6. Re-evaluation with $m=10$ mm: Recalculating $\tilde{\sigma}_H$ yields a lower stress. The new $\tilde{n}$ becomes approximately (1.15, 1.42, 1.75). The corresponding $\tilde{R}$ becomes (0.90, 0.998, >0.9999), with a centroid value >0.99. The possibility of unacceptably low reliability is now eliminated, demonstrating a robust design for the screw gears.
Advantages, Challenges, and Future Outlook
The fuzzy reliability design methodology for screw gears offers profound advantages over traditional methods. It systematically incorporates expert knowledge and linguistic information that are intrinsic to engineering judgment but elusive to probabilistic models requiring vast data. It provides a richer, more informative output—a fuzzy reliability—that exposes the spectrum of possible outcomes and their likelihoods, enabling a more nuanced assessment of risk. This approach is particularly powerful for one-off or small-batch productions of high-value screw gear drives, where statistical data is absent but failure consequences are severe. It transforms subjective choices (like selecting a “K factor”) into a transparent, auditable process based on multi-criteria evaluation.

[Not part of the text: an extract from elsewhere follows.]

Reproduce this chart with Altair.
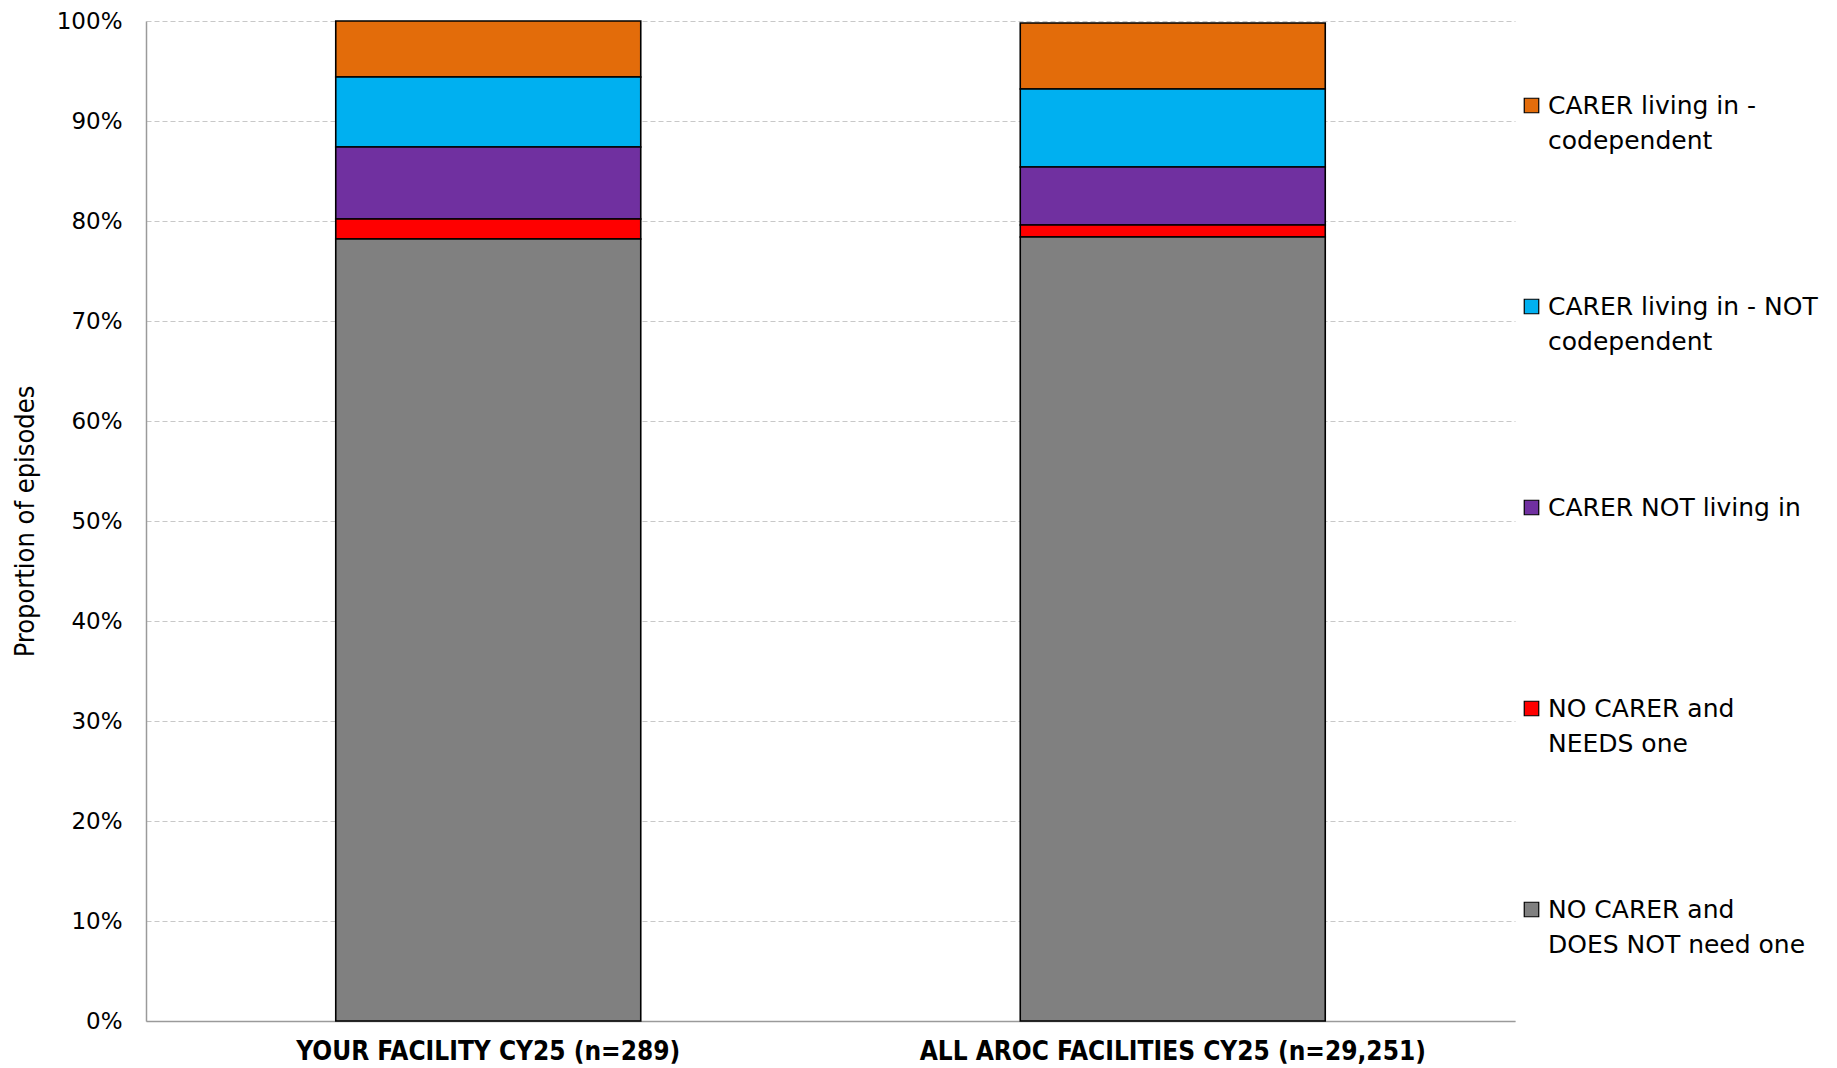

However, challenges remain. The construction of membership functions and the assignment of weights in the FCE model still rely on expert judgment, which can introduce bias if not carefully calibrated. The computational complexity of full fuzzy arithmetic, especially for non-linear equations and multiple interacting fuzzy parameters, is higher than for crisp calculations. There is also a need for standardized guidelines on defining fuzzy parameters for common screw gear applications and materials.
Future developments in this field are promising. The integration of fuzzy logic with advanced probabilistic methods (forming “fuzzy-stochastic” or “fuzzy-random” models) could capture both epistemic (fuzzy) and aleatory (random) uncertainties simultaneously. Coupling this design methodology with AI and machine learning techniques could automate the learning of membership functions and evaluation matrices from field failure data or detailed simulation results (e.g., from finite element analysis of thermo-elastic behavior of screw gears). Furthermore, embedding this entire fuzzy design workflow into specialized CAD/CAE software for screw gears would make this powerful tool accessible to practicing engineers, moving it from academic research to industrial standard practice. This evolution will undoubtedly lead to the creation of screw gear systems that are not only stronger and more durable but also more efficiently and confidently designed.